--- start of Collected material ---

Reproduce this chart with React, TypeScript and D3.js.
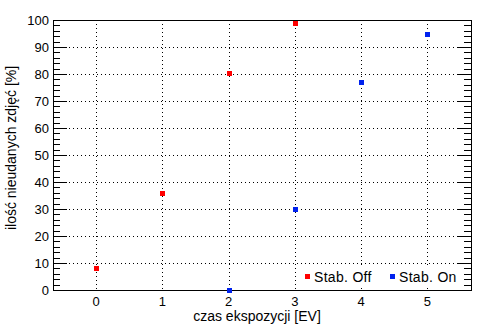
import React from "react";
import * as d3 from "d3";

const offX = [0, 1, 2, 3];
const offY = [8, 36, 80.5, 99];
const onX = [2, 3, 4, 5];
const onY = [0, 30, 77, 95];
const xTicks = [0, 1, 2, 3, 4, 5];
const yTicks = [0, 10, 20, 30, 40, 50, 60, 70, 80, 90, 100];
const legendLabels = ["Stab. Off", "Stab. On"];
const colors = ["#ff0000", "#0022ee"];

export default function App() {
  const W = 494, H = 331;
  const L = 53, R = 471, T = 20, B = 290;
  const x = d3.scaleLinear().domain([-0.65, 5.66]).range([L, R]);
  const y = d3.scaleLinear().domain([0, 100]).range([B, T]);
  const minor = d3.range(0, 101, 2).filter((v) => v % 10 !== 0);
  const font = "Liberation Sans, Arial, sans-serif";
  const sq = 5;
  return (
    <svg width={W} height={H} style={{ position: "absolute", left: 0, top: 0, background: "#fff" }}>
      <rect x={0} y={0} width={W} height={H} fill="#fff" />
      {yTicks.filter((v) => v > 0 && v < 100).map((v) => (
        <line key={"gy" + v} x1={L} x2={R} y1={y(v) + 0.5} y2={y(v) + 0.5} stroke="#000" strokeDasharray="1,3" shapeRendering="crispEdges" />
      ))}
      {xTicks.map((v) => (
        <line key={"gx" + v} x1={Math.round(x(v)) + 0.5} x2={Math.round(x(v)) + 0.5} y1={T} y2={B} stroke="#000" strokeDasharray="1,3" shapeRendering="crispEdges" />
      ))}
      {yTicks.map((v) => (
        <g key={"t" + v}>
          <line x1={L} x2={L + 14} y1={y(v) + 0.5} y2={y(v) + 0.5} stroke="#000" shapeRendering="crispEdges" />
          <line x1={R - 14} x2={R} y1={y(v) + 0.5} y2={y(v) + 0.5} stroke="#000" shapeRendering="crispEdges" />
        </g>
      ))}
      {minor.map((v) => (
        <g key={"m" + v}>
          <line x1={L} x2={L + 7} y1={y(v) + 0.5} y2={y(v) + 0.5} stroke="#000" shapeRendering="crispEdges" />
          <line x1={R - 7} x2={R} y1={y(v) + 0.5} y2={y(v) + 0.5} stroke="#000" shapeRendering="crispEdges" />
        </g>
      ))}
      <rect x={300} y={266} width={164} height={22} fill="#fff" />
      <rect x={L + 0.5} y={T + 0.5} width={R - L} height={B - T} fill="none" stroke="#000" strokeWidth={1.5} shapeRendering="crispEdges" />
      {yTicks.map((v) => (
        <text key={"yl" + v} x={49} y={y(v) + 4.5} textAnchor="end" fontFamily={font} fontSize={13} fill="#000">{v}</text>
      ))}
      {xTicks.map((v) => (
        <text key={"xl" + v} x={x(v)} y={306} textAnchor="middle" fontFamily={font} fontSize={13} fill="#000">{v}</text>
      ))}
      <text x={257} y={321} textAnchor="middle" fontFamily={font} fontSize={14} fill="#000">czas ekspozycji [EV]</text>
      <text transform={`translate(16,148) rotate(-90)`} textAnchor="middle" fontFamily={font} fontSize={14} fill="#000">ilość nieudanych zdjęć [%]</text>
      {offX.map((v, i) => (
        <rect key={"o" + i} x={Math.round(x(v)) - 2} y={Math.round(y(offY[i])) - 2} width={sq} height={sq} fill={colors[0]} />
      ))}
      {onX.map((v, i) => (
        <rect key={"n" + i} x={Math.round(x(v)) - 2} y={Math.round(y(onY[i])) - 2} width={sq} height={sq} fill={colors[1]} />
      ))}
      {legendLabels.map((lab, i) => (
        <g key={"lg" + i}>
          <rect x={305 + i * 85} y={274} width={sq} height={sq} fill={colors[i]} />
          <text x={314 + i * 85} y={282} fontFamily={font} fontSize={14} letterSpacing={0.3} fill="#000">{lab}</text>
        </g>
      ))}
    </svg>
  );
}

--- end of Collected material ---

◆ **What you will do**
Leave the pictures out and output the rest of the listing exactly.

◆ **Answer to this exercise**
Reproduce this chart with React, TypeScript and D3.js.
import React from "react";
import * as d3 from "d3";

const offX = [0, 1, 2, 3];
const offY = [8, 36, 80.5, 99];
const onX = [2, 3, 4, 5];
const onY = [0, 30, 77, 95];
const xTicks = [0, 1, 2, 3, 4, 5];
const yTicks = [0, 10, 20, 30, 40, 50, 60, 70, 80, 90, 100];
const legendLabels = ["Stab. Off", "Stab. On"];
const colors = ["#ff0000", "#0022ee"];

export default function App() {
  const W = 494, H = 331;
  const L = 53, R = 471, T = 20, B = 290;
  const x = d3.scaleLinear().domain([-0.65, 5.66]).range([L, R]);
  const y = d3.scaleLinear().domain([0, 100]).range([B, T]);
  const minor = d3.range(0, 101, 2).filter((v) => v % 10 !== 0);
  const font = "Liberation Sans, Arial, sans-serif";
  const sq = 5;
  return (
    <svg width={W} height={H} style={{ position: "absolute", left: 0, top: 0, background: "#fff" }}>
      <rect x={0} y={0} width={W} height={H} fill="#fff" />
      {yTicks.filter((v) => v > 0 && v < 100).map((v) => (
        <line key={"gy" + v} x1={L} x2={R} y1={y(v) + 0.5} y2={y(v) + 0.5} stroke="#000" strokeDasharray="1,3" shapeRendering="crispEdges" />
      ))}
      {xTicks.map((v) => (
        <line key={"gx" + v} x1={Math.round(x(v)) + 0.5} x2={Math.round(x(v)) + 0.5} y1={T} y2={B} stroke="#000" strokeDasharray="1,3" shapeRendering="crispEdges" />
      ))}
      {yTicks.map((v) => (
        <g key={"t" + v}>
          <line x1={L} x2={L + 14} y1={y(v) + 0.5} y2={y(v) + 0.5} stroke="#000" shapeRendering="crispEdges" />
          <line x1={R - 14} x2={R} y1={y(v) + 0.5} y2={y(v) + 0.5} stroke="#000" shapeRendering="crispEdges" />
        </g>
      ))}
      {minor.map((v) => (
        <g key={"m" + v}>
          <line x1={L} x2={L + 7} y1={y(v) + 0.5} y2={y(v) + 0.5} stroke="#000" shapeRendering="crispEdges" />
          <line x1={R - 7} x2={R} y1={y(v) + 0.5} y2={y(v) + 0.5} stroke="#000" shapeRendering="crispEdges" />
        </g>
      ))}
      <rect x={300} y={266} width={164} height={22} fill="#fff" />
      <rect x={L + 0.5} y={T + 0.5} width={R - L} height={B - T} fill="none" stroke="#000" strokeWidth={1.5} shapeRendering="crispEdges" />
      {yTicks.map((v) => (
        <text key={"yl" + v} x={49} y={y(v) + 4.5} textAnchor="end" fontFamily={font} fontSize={13} fill="#000">{v}</text>
      ))}
      {xTicks.map((v) => (
        <text key={"xl" + v} x={x(v)} y={306} textAnchor="middle" fontFamily={font} fontSize={13} fill="#000">{v}</text>
      ))}
      <text x={257} y={321} textAnchor="middle" fontFamily={font} fontSize={14} fill="#000">czas ekspozycji [EV]</text>
      <text transform={`translate(16,148) rotate(-90)`} textAnchor="middle" fontFamily={font} fontSize={14} fill="#000">ilość nieudanych zdjęć [%]</text>
      {offX.map((v, i) => (
        <rect key={"o" + i} x={Math.round(x(v)) - 2} y={Math.round(y(offY[i])) - 2} width={sq} height={sq} fill={colors[0]} />
      ))}
      {onX.map((v, i) => (
        <rect key={"n" + i} x={Math.round(x(v)) - 2} y={Math.round(y(onY[i])) - 2} width={sq} height={sq} fill={colors[1]} />
      ))}
      {legendLabels.map((lab, i) => (
        <g key={"lg" + i}>
          <rect x={305 + i * 85} y={274} width={sq} height={sq} fill={colors[i]} />
          <text x={314 + i * 85} y={282} fontFamily={font} fontSize={14} letterSpacing={0.3} fill="#000">{lab}</text>
        </g>
      ))}
    </svg>
  );
}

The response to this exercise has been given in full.